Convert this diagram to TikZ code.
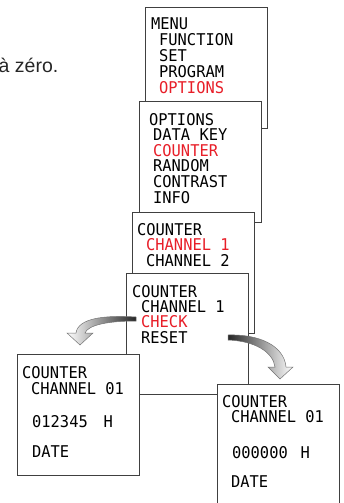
\documentclass[tikz,border=0pt]{standalone}
\usepackage{fontspec}
\setmainfont{Liberation Sans}
\newfontfamily\lcdfont[FakeStretch=0.95]{DejaVu Sans Mono}
\usepackage{xcolor}
\usetikzlibrary{positioning}
\definecolor{lcdred}{RGB}{232,30,40}

\begin{document}
\begin{tikzpicture}[
        x=1pt, y=-1pt,
        screen/.style={rectangle, draw=black!75, line width=0.8pt, fill=white, anchor=north west, inner sep=0pt, minimum width=122pt, minimum height=121pt},
        lcd/.style={anchor=base west, inner sep=0pt, text height=0.73em, text depth=0pt, font=\lcdfont\fontsize{16.2}{16}\selectfont},
        swoosh/.style={draw=black!55, line width=0.5pt}
    ]
    \useasboundingbox (0,0) rectangle (344,503);
    \clip (0,0) rectangle (344,503);

    % Text cut off on the left
    \node[anchor=base west, inner sep=0pt, font=\fontsize{19.5}{22}\selectfont, text=black!85] (intro) at (-1.5,72) {à zéro.};

    % --------------------------------------------------
    % MENU
    \node[screen] (menu) at (145,7) {};
    \node[lcd] (menu-0) at (151,30) {MENU};
    \foreach \txt/\col [count=\i] in {FUNCTION/black, SET/black, PROGRAM/black, OPTIONS/lcdred} {
        \node[lcd, text=\col] (menu-\i) at (159, 30+15.75*\i) {\txt};
    }

    % --------------------------------------------------
    % OPTIONS
    \node[screen] (opt) at (139,101) {};
    \node[lcd] (opt-0) at (149,125) {OPTIONS};
    \foreach \txt/\col [count=\i] in {DATA KEY/black, COUNTER/lcdred, RANDOM/black, CONTRAST/black, INFO/black} {
        \node[lcd, text=\col] (opt-\i) at (153, 125+15.6*\i) {\txt};
    }

    % --------------------------------------------------
    % COUNTER -> channel
    \node[screen] (chan) at (132,212) {};
    \node[lcd] (chan-0) at (137,235) {COUNTER};
    \foreach \txt/\col [count=\i] in {CHANNEL 1/lcdred, CHANNEL 2/black} {
        \node[lcd, text=\col] (chan-\i) at (146, 235+15.5*\i) {\txt};
    }

    % --------------------------------------------------
    % COUNTER -> CHANNEL 1
    \node[screen] (cnt) at (126,273) {};
    \node[lcd] (cnt-0) at (132,297) {COUNTER};
    \foreach \txt/\col [count=\i] in {CHANNEL 1/black, CHECK/lcdred, RESET/black} {
        \node[lcd, text=\col] (cnt-\i) at (141, 297+15.4*\i) {\txt};
    }

    % --------------------------------------------------
    % CHECK result
    \node[screen] (chk) at (17,354) {};
    \node[lcd] (chk-0) at (22,378.5) {COUNTER};
    \node[lcd] (chk-1) at (31,394) {CHANNEL 01};
    \node[lcd] (chk-2) at (32,427) {012345};
    \node[lcd] (chk-3) at (103.5,427) {H};
    \node[lcd] (chk-4) at (32,457) {DATE};

    % --------------------------------------------------
    % RESET result
    \node[screen, minimum height=130pt] (rst) at (217,384) {};
    \node[lcd] (rst-0) at (222,407) {COUNTER};
    \node[lcd] (rst-1) at (231,422.5) {CHANNEL 01};
    \node[lcd] (rst-2) at (232,458) {000000};
    \node[lcd] (rst-3) at (300.5,458) {H};
    \node[lcd] (rst-4) at (231,487) {DATE};

    % Curved arrows
    \shadedraw[swoosh, left color=white, right color=black!85]
        (136,317) .. controls (105,315) and (78,318) .. (76,333)
        -- (67,333) -- (80,345) -- (93,333) -- (85,333)
        .. controls (88,325) and (108,321) .. (136,321) -- cycle;
    \shadedraw[swoosh, left color=black!85, right color=white]
        (228,335) .. controls (258,334) and (284,345) .. (286,367)
        -- (293,367) -- (280,379) -- (268,367) -- (275,367)
        .. controls (273,352) and (255,341) .. (228,340) -- cycle;

\end{tikzpicture}
\end{document}
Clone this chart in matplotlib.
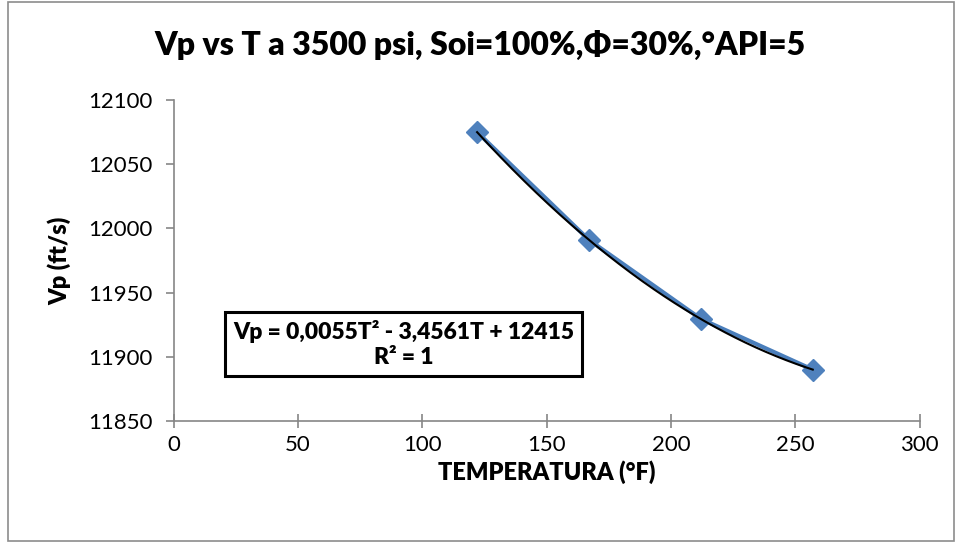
import numpy as np
import matplotlib
matplotlib.use("Agg")
import matplotlib.pyplot as plt
from matplotlib.patches import Rectangle

# data
temperatura = [122, 167, 212, 257]
vp = [12075, 11991, 11929.5, 11890]
x_ticks = [0, 50, 100, 150, 200, 250, 300]
y_ticks = [11850, 11900, 11950, 12000, 12050, 12100]

plt.rcParams['font.family'] = ['Lato', 'DejaVu Sans']

fig = plt.figure(figsize=(9.6, 5.43), dpi=100)
ax = fig.add_axes([0.181, 0.2247, 0.777, 0.5911])

# outer chart border
fig.patches.append(Rectangle((0.008, 0.004), 0.986, 0.992, transform=fig.transFigure,
                             fill=False, edgecolor='#8c8c8c', linewidth=1.2))

# series
ax.plot(temperatura, vp, color='#4A7EBB', linewidth=3, marker='D', markersize=11,
        markerfacecolor='#4F81BD', markeredgecolor='#4F81BD', zorder=3)

# polynomial trendline
coef = np.polyfit(temperatura, vp, 2)
xs = np.linspace(min(temperatura), max(temperatura), 200)
ax.plot(xs, np.polyval(coef, xs), color='black', linewidth=1.5, zorder=4)

ax.set_xlim(0, 300)
ax.set_ylim(11850, 12100)
ax.set_xticks(x_ticks)
ax.set_yticks(y_ticks)
for s in ['top', 'right']:
    ax.spines[s].set_visible(False)
for s in ['left', 'bottom']:
    ax.spines[s].set_color('#868686')
    ax.spines[s].set_linewidth(1.2)
ax.tick_params(axis='both', colors='#868686', labelcolor='black', labelsize=16,
               length=6, width=1.2, direction='out')
ax.tick_params(axis='x', direction='inout', length=10, pad=5)
ax.tick_params(axis='y', pad=9)

ax.set_xlabel('TEMPERATURA (°F)', fontsize=17, fontweight='heavy', labelpad=4)
ax.set_ylabel('Vp (ft/s)', fontsize=17, fontweight='heavy', labelpad=12)
fig.text(0.5, 0.917, 'Vp vs T a 3500 psi, Soi=100%,Φ=30%,°API=5', ha='center', va='center',
         fontsize=23, fontweight='heavy')

ax.text(0.308, 0.24, 'Vp = 0,0055T² - 3,4561T + 12415\nR² = 1', transform=ax.transAxes,
        ha='center', va='center', fontsize=16.5, fontweight='heavy', linespacing=1.2,
        bbox=dict(boxstyle='square,pad=0.35', facecolor='white', edgecolor='black', linewidth=2.2))

fig.savefig('out.png', dpi=100)
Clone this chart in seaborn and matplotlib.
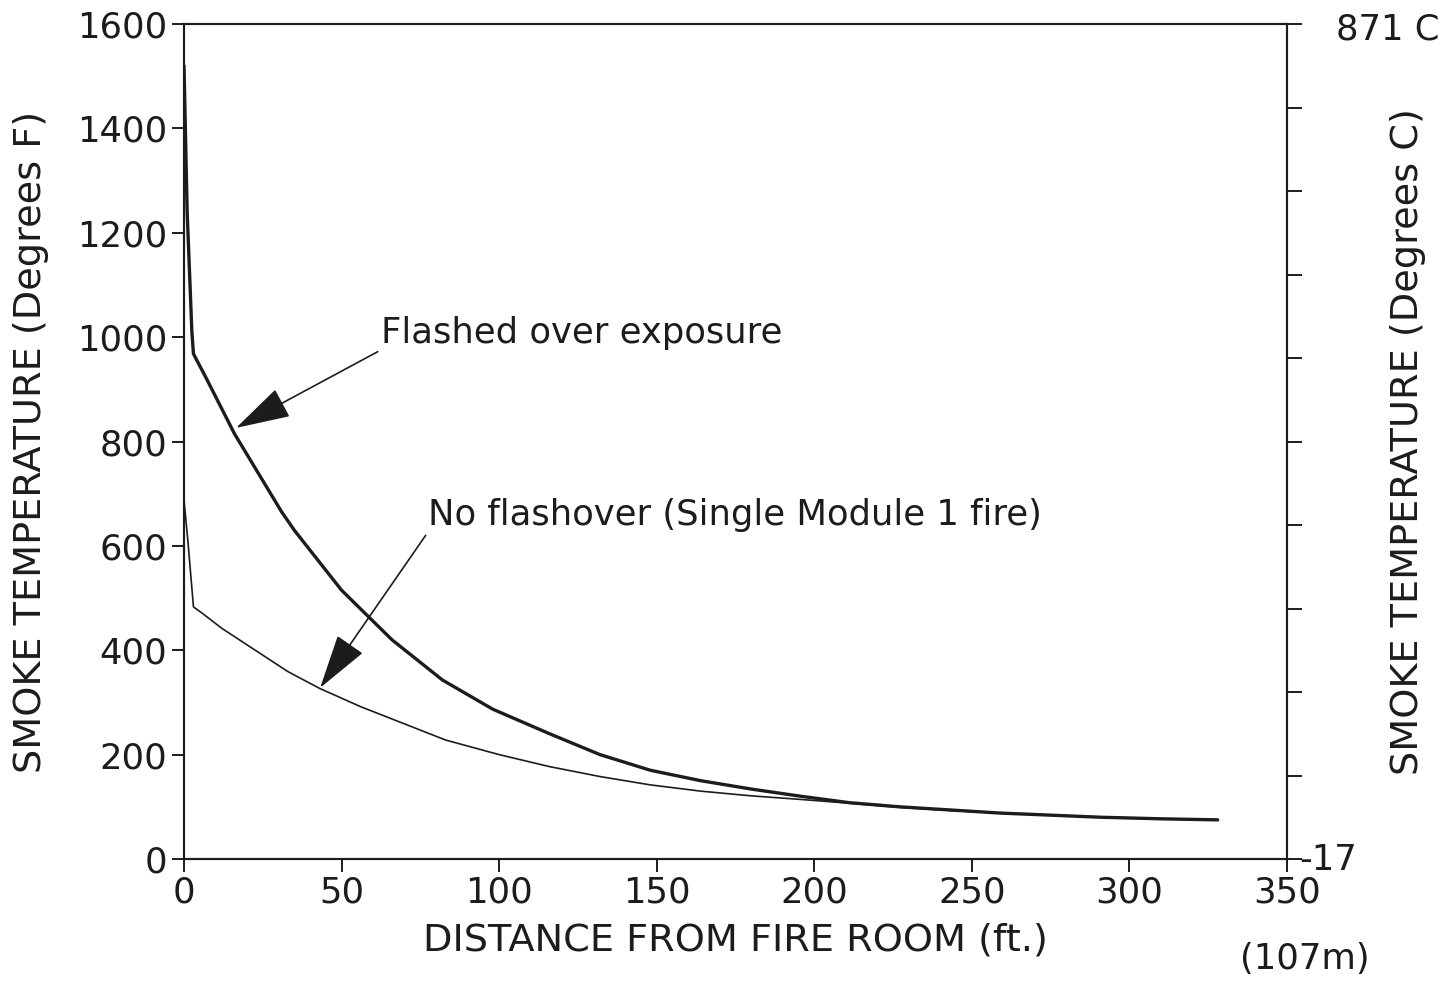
import matplotlib
matplotlib.use("Agg")
import matplotlib.pyplot as plt
import seaborn as sns
import pandas as pd

# ---- data ----
flashed_x = [0, 1, 2.5, 3, 7, 16, 31, 35, 50, 66, 82, 98, 116, 132, 148, 164,
             180, 196, 211, 227, 243, 259, 275, 291, 310, 328]
flashed_y = [1520, 1240, 1010, 968, 922, 815, 665, 630, 515, 420, 343, 287, 240,
             200, 170, 150, 134, 120, 108, 100, 94, 88, 84, 80, 77, 75]

noflash_x = [0, 1.3, 3, 6, 12, 33, 43, 56, 83, 100, 116, 132, 148, 164, 180,
             196, 211, 227, 243, 259, 275, 291, 310, 328]
noflash_y = [688, 605, 483, 470, 442, 359, 327, 292, 228, 200, 177, 158, 142,
             130, 121, 114, 107, 99, 93, 88, 84, 80, 77, 75]

x_ticks = [0, 50, 100, 150, 200, 250, 300, 350]
y_ticks = [0, 200, 400, 600, 800, 1000, 1200, 1400, 1600]
right_ticks = [0, 160, 320, 480, 640, 800, 960, 1120, 1280, 1440, 1600]
right_top_label = "871 C"
right_bottom_label = "-17"

x_label = "DISTANCE FROM FIRE ROOM (ft.)"
y_label = "SMOKE TEMPERATURE (Degrees F)"
y2_label = "SMOKE TEMPERATURE (Degrees C)"
metric_note = "(107m)"
label_flashed = "Flashed over exposure"
label_noflash = "No flashover (Single Module 1 fire)"

# ---- style ----
sns.set_theme(style="white")
plt.rcParams["font.family"] = ["DejaVu Sans"]
ink = "#1c1c1c"
plt.rcParams.update({
    "axes.edgecolor": ink, "axes.linewidth": 1.5,
    "xtick.color": ink, "ytick.color": ink,
    "xtick.major.size": 9, "ytick.major.size": 9,
    "xtick.major.width": 1.4, "ytick.major.width": 1.4,
    "xtick.direction": "out", "ytick.direction": "out",
    "xtick.bottom": True, "ytick.left": True,
    "text.color": ink, "axes.labelcolor": ink,
})

fs = 25.5      # tick labels / annotations
fs_lab = 27.5  # axis titles
fig = plt.figure(figsize=(14.52, 9.83), dpi=100)
ax = fig.add_axes([184 / 1452, 1 - 859 / 983, (1287 - 184) / 1452, (859 - 24) / 983])

df_f = pd.DataFrame({"x": flashed_x, "y": flashed_y})
df_n = pd.DataFrame({"x": noflash_x, "y": noflash_y})
sns.lineplot(data=df_f, x="x", y="y", ax=ax, color=ink, linewidth=2.4,
             estimator=None, sort=False)
sns.lineplot(data=df_n, x="x", y="y", ax=ax, color=ink, linewidth=1.2,
             estimator=None, sort=False)

ax.set_xlim(0, 350)
ax.set_ylim(0, 1600)
ax.set_xticks(x_ticks)
ax.set_yticks(y_ticks)
ax.tick_params(axis="both", labelsize=fs, pad=3)
ax.set_xlabel(x_label, fontsize=fs_lab, labelpad=9)
ax.set_ylabel(y_label, fontsize=fs_lab, labelpad=20)
for s in ax.spines.values():
    s.set_visible(True)

# right (Celsius) axis
ax2 = ax.twinx()
ax2.set_ylim(0, 1600)
ax2.set_yticks(right_ticks)
ax2.set_yticklabels([""] * len(right_ticks))
ax2.tick_params(axis="y", right=True, direction="out", length=11, width=1.4)
ax2.set_ylabel(y2_label, fontsize=fs_lab, labelpad=60)
ax2.grid(False)
ax.grid(False)

ax2.annotate(right_top_label, xy=(1, 1), xycoords="axes fraction",
             xytext=(35, -4), textcoords="offset points", fontsize=fs,
             ha="left", va="center")
ax2.annotate(right_bottom_label, xy=(1, 0), xycoords="axes fraction",
             xytext=(9, -1), textcoords="offset points", fontsize=fs,
             ha="left", va="center")
ax2.annotate(metric_note, xy=(1, 0), xycoords="axes fraction",
             xytext=(-34, -72), textcoords="offset points", fontsize=fs,
             ha="left", va="center")

# annotations with arrows
arrow_kw = dict(arrowstyle="-|>,head_length=3.5,head_width=1.0",
                color=ink, lw=1.2, mutation_scale=10, shrinkA=0, shrinkB=0,
                relpos=(0, 0))
ax.annotate(label_flashed, xy=(16.5, 826), xytext=(62.5, 1008),
            fontsize=fs, ha="left", va="center", arrowprops=arrow_kw)
ax.annotate(label_noflash, xy=(43.2, 328), xytext=(77.4, 659),
            fontsize=fs, ha="left", va="center", arrowprops=arrow_kw)

fig.savefig("out.png", dpi=100, facecolor="white")
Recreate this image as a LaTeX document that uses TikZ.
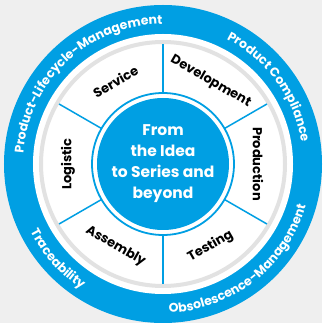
\documentclass[tikz,border=0pt]{standalone}
\usepackage{fontspec}
\setmainfont{Poppins}
\usetikzlibrary{decorations.text}
\definecolor{ringblue}{HTML}{009FE3}
\definecolor{paper}{HTML}{EFEFEF}
\definecolor{gapgrey}{HTML}{E2E2E2}
\begin{document}
\begin{tikzpicture}[x=1pt,y=1pt,
    phase/.style={font=\bfseries\fontsize{13}{15}\selectfont, text=black},
    ringtext/.style={decorate, decoration={text along path, text align=center,
        text={|\bfseries\fontsize{12.5}{14}\selectfont\color{white}|#1}}}]
    \useasboundingbox (-163,-159) rectangle (159,164);
    \fill[paper] (-163,-159) rectangle (159,164);

    % rings
    \fill[ringblue] (0,0) circle[radius=159];
    \fill[white] (0,0) circle[radius=130];
    \draw[gapgrey, line width=4] (0,0) circle[radius=122];
    \draw[ringblue, line width=1.8] (0,0) circle[radius=71];
    \fill[ringblue] (0,0) circle[radius=66];
    \foreach \a in {30,90,...,330}
        \draw[ringblue, line width=1.5] (\a:71) -- (\a:120);

    % outer ring texts
    \path[ringtext={Product-Lifecycle-Management}] (193:140) arc[start angle=193, end angle=73, radius=140];
    \path[ringtext={Product Compliance}] (91:140) arc[start angle=91, end angle=-19, radius=140];
    \path[ringtext={Traceability}] (182:149) arc[start angle=182, end angle=262, radius=149];
    \path[ringtext={Obsolescence-Management}] (-117:149) arc[start angle=-117, end angle=13, radius=149];

    % phases
    \node[phase, rotate=30] (Service) at (120:95) {Service};
    \node[phase, rotate=-30] (Development) at (60:95) {Development};
    \node[phase, rotate=-90] (Production) at (0:95) {Production};
    \node[phase, rotate=30] (Testing) at (-60:95) {Testing};
    \node[phase, rotate=-30] (Assembly) at (-120:95) {Assembly};
    \node[phase, rotate=90] (Logistic) at (180:95) {Logistic};

    \node[align=center, text=white, font=\bfseries\fontsize{15.5}{21}\selectfont] (Idea) at (0,0) {From\\the Idea\\to Series and\\beyond};
\end{tikzpicture}
\end{document}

-=-=-=-=-

YOUR OBJECTIVE: Omit the pictures. Extract exactly the lines that begin with the one holding "Clone this chart in matplotlib." and end with the one holding "color='black', linewidth=1.5, zorder=4)", inclusive.

FULL SOLUTION:
Clone this chart in matplotlib.
import numpy as np
import matplotlib
matplotlib.use("Agg")
import matplotlib.pyplot as plt
from matplotlib.patches import Rectangle

# data
temperatura = [122, 167, 212, 257]
vp = [12075, 11991, 11929.5, 11890]
x_ticks = [0, 50, 100, 150, 200, 250, 300]
y_ticks = [11850, 11900, 11950, 12000, 12050, 12100]

plt.rcParams['font.family'] = ['Lato', 'DejaVu Sans']

fig = plt.figure(figsize=(9.6, 5.43), dpi=100)
ax = fig.add_axes([0.181, 0.2247, 0.777, 0.5911])

# outer chart border
fig.patches.append(Rectangle((0.008, 0.004), 0.986, 0.992, transform=fig.transFigure,
                             fill=False, edgecolor='#8c8c8c', linewidth=1.2))

# series
ax.plot(temperatura, vp, color='#4A7EBB', linewidth=3, marker='D', markersize=11,
        markerfacecolor='#4F81BD', markeredgecolor='#4F81BD', zorder=3)

# polynomial trendline
coef = np.polyfit(temperatura, vp, 2)
xs = np.linspace(min(temperatura), max(temperatura), 200)
ax.plot(xs, np.polyval(coef, xs), color='black', linewidth=1.5, zorder=4)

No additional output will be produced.